PT A agrees to lease equipment to PT B on January 1, 2019. The following information relates to the lease agreement.

1. The term of the lease is 7 years with no renewal option. The equipment has an estimated economic life of 9 years.

2. The cost of equipment is $525,000 and the fair value of the asset on January 1, 2019 is $700,000.

3. At the end of the lease term, the equipment will be returned to the lessor and has a guaranteed residual value of $50,000.

Lessee estimates that the expected residual value at the end of the lease contract will be at least $50,000. Lessee amortizes leased equipment on a straight line basis.

4. The lease agreement requires equal annual rental payments, beginning on January 1, 2019.

5. Lessor desires 5% rate of return on its investments. Lessee's incremental borrowing rate is 6%. Lessee does not know implicit rate of lessor.

Instructions:

PART A

a. Decide the type of this lease for the lessor. Explain your answer briefly.

b. Calculate the amount of annual rental payment.
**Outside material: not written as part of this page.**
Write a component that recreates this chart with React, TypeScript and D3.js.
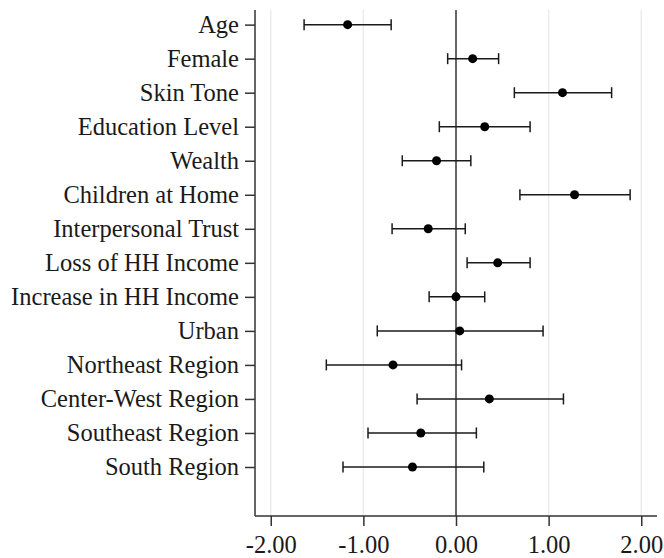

c. Compute the value of the lease liability to the lessee.

d. Prepare Lease Amortization Table for the lessor.

e. Prepare Lease Amortization Table for the lessee.

f. Prepare the journal entries for Lessor in 2019 and 2020.
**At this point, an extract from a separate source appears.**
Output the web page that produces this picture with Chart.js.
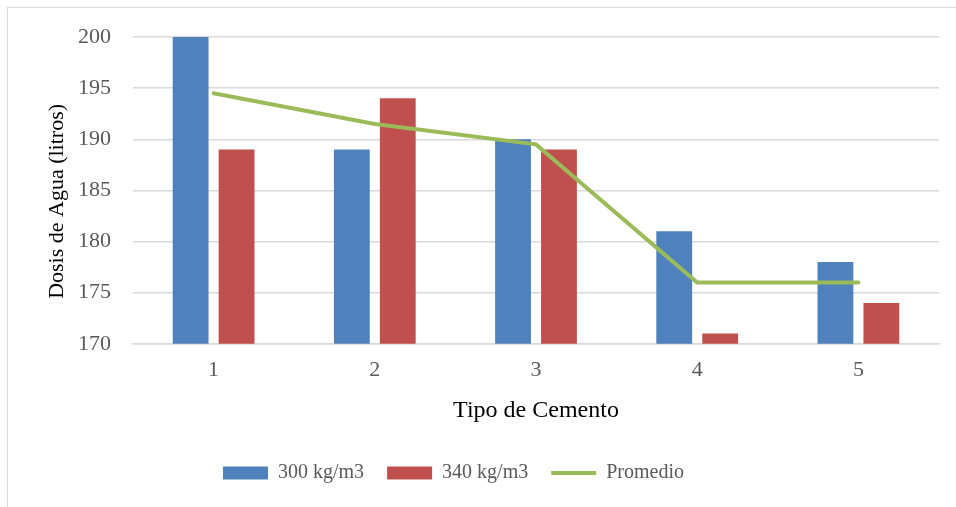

g. Prepare the journal entries for Lessee in 2019 and 2020.

h. Prepare the journal entries when the equipment is returned to lessor the end of lease contract for both lessor and lessee.

PART B

Assume Lessee expects the residual value at the end of the lease term to be $40,000 (but still guarantees a residual of $50,000),

a. Compute the value of the lease liability to the lessee.

b. Prepare Lease Amortization Table for Lessee.

c. Prepare the journal entries when the equipment is returned to lessor the end of lease contract for both lessor and lessee.